San Pietro Island is an island approximately 7 kilometres (4 miles) off the South western Coast of Sardinia, Italy, facing the Sulcis peninsula. With 51 square kilometres (19.7 sq mi) it is the sixth largest island of Italy by area. The approximately 6,000 inhabitants are mostly concentrated in the fishing town of Carloforte, the only comune in the island. It is included in the province of South Sardinia. It is named after Saint Peter.
The island is connected by regular ferry service to Portovesme and Calasetta.
The island has been known since ancient times. The Phoenicians called it Enosim or Inosim, while for the Greek it was Hieracon Nesos and for the Romans Accipitrum Insula (Sparrowhawk Island). The latter derived from the presence of the small Eleonora’s falcon, which is still present on the island. San Pietro is home today to remains from the Phoenician, Roman and Sardinian civilizations.
According to a legend, the island is so named because St. Peter visited the island in 46 AD.

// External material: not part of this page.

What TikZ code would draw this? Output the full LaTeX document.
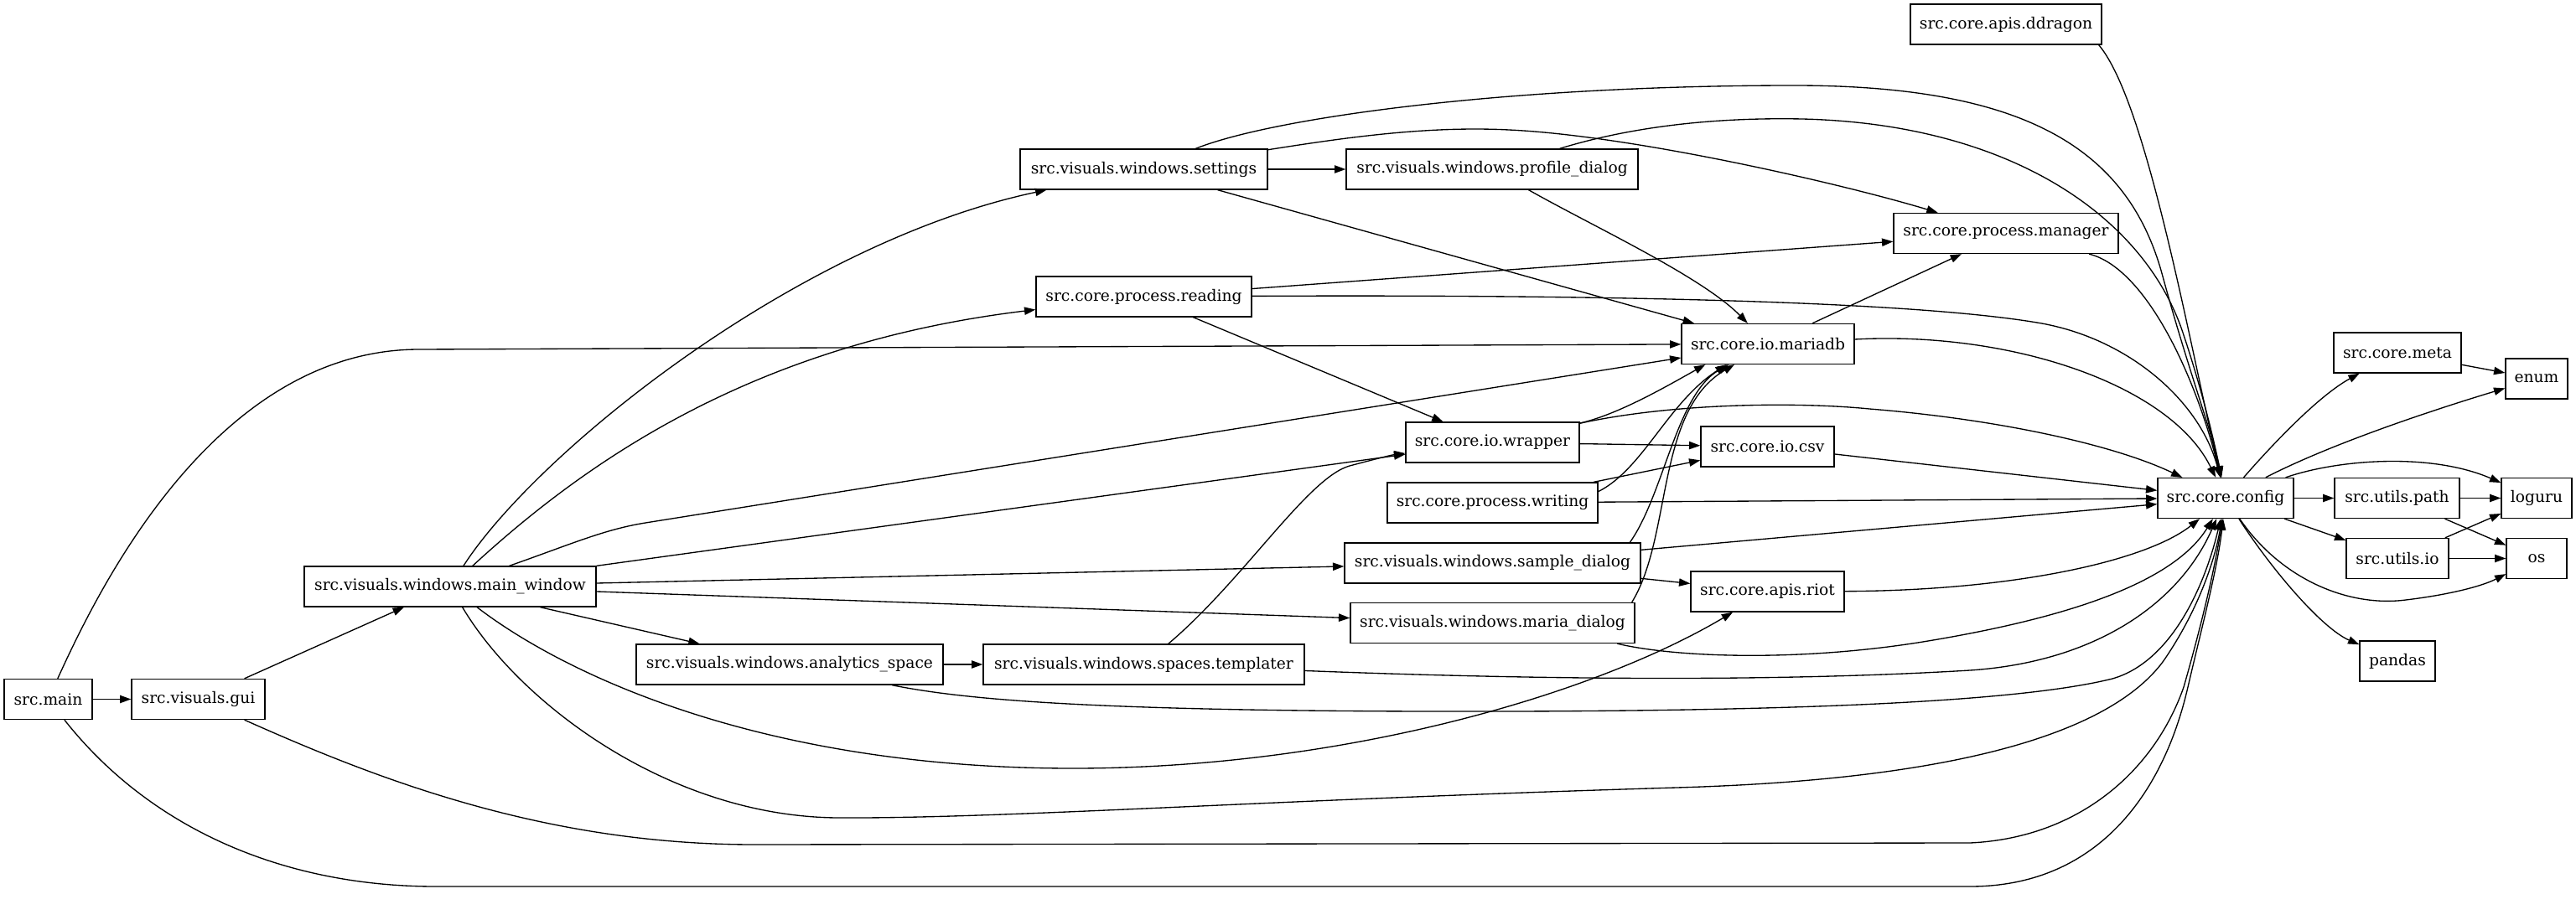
\documentclass[tikz,border=0pt]{standalone}
\usepackage{fontspec}
\setmainfont{DejaVu Serif}
\usetikzlibrary{arrows.meta}
\begin{document}
\begin{tikzpicture}[x=0.75pt,y=-0.75pt,
  mod/.style={draw, line width=1pt, minimum height=36pt, minimum width=#1*0.75pt,
    inner sep=0pt, font=\fontsize{14pt}{16pt}\selectfont},
  e/.style={line width=1pt, -{Triangle[length=10pt,width=7pt]}}]
\useasboundingbox (0,0) rectangle (3073,1098);
% nodes
\node[mod=105] (main) at (57.5,834.5) {src.main};
\node[mod=159] (gui) at (236.5,834.5) {src.visuals.gui};
\node[mod=348] (mw) at (537,700) {src.visuals.windows.main\_window};
\node[mod=295] (settings) at (1364.5,202) {src.visuals.windows.settings};
\node[mod=257] (reading) at (1364.5,354) {src.core.process.reading};
\node[mod=366] (analytics) at (942,793) {src.visuals.windows.analytics\_space};
\node[mod=383] (templater) at (1364.5,793) {src.visuals.windows.spaces.templater};
\node[mod=348] (profile) at (1780,202) {src.visuals.windows.profile\_dialog};
\node[mod=207] (wrapper) at (1780.5,528) {src.core.io.wrapper};
\node[mod=251] (writing) at (1780.5,600) {src.core.process.writing};
\node[mod=353] (sample) at (1780.5,672) {src.visuals.windows.sample\_dialog};
\node[mod=339] (maria) at (1780.5,743.5) {src.visuals.windows.maria\_dialog};
\node[mod=228] (ddragon) at (2393,29) {src.core.apis.ddragon};
\node[mod=268] (manager) at (2393,278.5) {src.core.process.manager};
\node[mod=206] (mariadb) at (2109,410.5) {src.core.io.mariadb};
\node[mod=159] (csv) at (2108.5,533) {src.core.io.csv};
\node[mod=183] (riot) at (2108.5,706) {src.core.apis.riot};
\node[mod=162] (config) at (2655,594.5) {src.core.config};
\node[mod=152] (meta) at (2860,421) {src.core.meta};
\node[mod=74] (enum) at (3026,452) {enum};
\node[mod=149] (upath) at (2859.5,594.5) {src.utils.path};
\node[mod=84] (loguru) at (3026,594.5) {loguru};
\node[mod=122] (uio) at (2860,666.5) {src.utils.io};
\node[mod=72] (os) at (3026,666.5) {os};
\node[mod=90] (pandas) at (2860,789) {pandas};
% edges from src.main
\draw[e] (main) -- (gui);
\draw[e] (main) .. controls (110,720) and (250,417) .. (500,417) -- (mariadb);
\draw[e] (main) .. controls (180,990) and (340,1058) .. (520,1058) -- (2350,1058)
  .. controls (2500,1058) and (2580,950) .. (2610,820)
  .. controls (2625,755) and (2645,680) .. (config);
% src.visuals.gui
\draw[e] (gui) -- (mw);
\draw[e] (gui) .. controls (450,930) and (650,1008) .. (900,1008) -- (2350,1006)
  .. controls (2480,1000) and (2570,920) .. (2605,820)
  .. controls (2625,750) and (2642,680) .. (config);
% main_window
\draw[e] (mw) .. controls (640,540) and (950,290) .. (settings);
\draw[e] (mw) .. controls (700,550) and (900,410) .. (reading);
\draw[e] (mw) .. controls (680,650) and (720,632) .. (770,624) -- (mariadb);
\draw[e] (mw.north east) -- (wrapper);
\draw[e] ([yshift=3pt]mw.east) -- (sample);
\draw[e] ([yshift=-4.5pt]mw.east) -- (maria);
\draw[e] (mw) -- (analytics);
\draw[e] (mw) .. controls (667,800) and (900,917) .. (1280,917)
  .. controls (1600,917) and (1900,830) .. (riot);
\draw[e] (mw) .. controls (620,840) and (800,975) .. (1000,976)
  .. controls (1200,977) and (1500,955) .. (2000,940)
  .. controls (2350,930) and (2520,870) .. (2580,790)
  .. controls (2615,740) and (2640,680) .. (config);
% settings
\draw[e] (settings) -- (profile);
\draw[e] (settings) -- (mariadb);
\draw[e] (settings) .. controls (1520,140) and (1800,102) .. (2140,102)
  .. controls (2420,102) and (2540,180) .. (2580,330)
  .. controls (2610,440) and (2640,520) .. (config);
\draw[e] (settings) .. controls (1600,165) and (1700,150) .. (1800,155)
  .. controls (1950,162) and (2200,220) .. (manager);
% profile
\draw[e] (profile) .. controls (1950,150) and (2050,140) .. (2150,142)
  .. controls (2400,148) and (2560,260) .. (2605,400)
  .. controls (2625,460) and (2640,520) .. (config);
\draw[e] (profile) .. controls (1900,270) and (2030,330) .. (mariadb);
% reading
\draw[e] (reading) -- (manager);
\draw[e] (reading) .. controls (1800,352) and (2250,355) .. (2430,385)
  .. controls (2540,403) and (2625,480) .. (config);
\draw[e] (reading) -- (wrapper);
% mariadb, manager, ddragon
\draw[e] (mariadb) -- (manager);
\draw[e] (mariadb) .. controls (2400,395) and (2590,460) .. (config);
\draw[e] (manager) .. controls (2560,320) and (2620,450) .. (config);
\draw[e] ([xshift=-3pt]ddragon.south east) .. controls (2560,120) and (2610,400) .. (config);
% wrapper
\draw[e] (wrapper) .. controls (1930,495) and (1990,460) .. ([xshift=-56pt]mariadb.south);
\draw[e] (wrapper) -- (csv);
\draw[e] (wrapper) .. controls (2000,480) and (2150,480) .. (2230,488)
  .. controls (2380,500) and (2520,530) .. (config);
% csv, writing
\draw[e] (csv) -- (config);
\draw[e] (writing) -- (csv);
\draw[e] ([yshift=10pt]writing.east) .. controls (1960,560) and (1990,480) .. ([xshift=-37pt]mariadb.south);
\draw[e] (writing) -- (config);
% sample dialog
\draw[e] ([xshift=-10pt]sample.north east) .. controls (1985,590) and (2000,470) .. ([xshift=-35pt]mariadb.south);
\draw[e] (sample) -- (config);
\draw[e] (sample) -- (riot);
% maria dialog
\draw[e] ([xshift=-3pt]maria.north east) .. controls (1995,640) and (1975,490) .. ([xshift=-30pt]mariadb.south);
\draw[e] ([xshift=-16pt]maria.south east) .. controls (2000,785) and (2150,790) .. (2300,765)
  .. controls (2450,740) and (2590,700) .. (config);
% riot
\draw[e] (riot) .. controls (2400,705) and (2560,670) .. (config);
% analytics, templater
\draw[e] (analytics) -- (templater);
\draw[e] (analytics) .. controls (1150,835) and (1300,848) .. (1700,849)
  .. controls (2100,850) and (2400,840) .. (2520,810)
  .. controls (2590,790) and (2630,700) .. (config);
\draw[e] (templater) .. controls (1483,693) and (1560,570) .. (1610,556)
  .. controls (1640,548) and (1660,543) .. (wrapper);
\draw[e] (templater) .. controls (1800,810) and (2100,815) .. (2350,800)
  .. controls (2500,790) and (2600,720) .. (config);
% config outgoing
\draw[e] (config) .. controls (2720,520) and (2770,470) .. (meta);
\draw[e] (config) .. controls (2780,530) and (2900,490) .. (enum);
\draw[e] (config) .. controls (2790,548) and (2900,540) .. (loguru);
\draw[e] (config) -- (upath);
\draw[e] (config) -- (uio);
\draw[e] (config) .. controls (2720,690) and (2800,725) .. (2870,716)
  .. controls (2920,710) and (2960,700) .. (os);
\draw[e] (config) .. controls (2710,680) and (2770,750) .. (pandas);
% leaves
\draw[e] (meta) -- (enum);
\draw[e] (upath) -- (loguru);
\draw[e] (upath) -- (os);
\draw[e] (uio) -- (loguru);
\draw[e] (uio) -- (os);
\end{tikzpicture}
\end{document}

In the 18th century the then-uninhabited San Pietro was colonized by people of Ligurian language and ethnicity, coming from the Republic of Genoa’s colony at Tabarka after it had been taken over by the Bey of Tunisia. Today most of the population has retained a variant of Genoese dialect, called Tabarchino, which is also spoken in the northern part of the next Sant’Antioco island, in Calasetta, of same origin.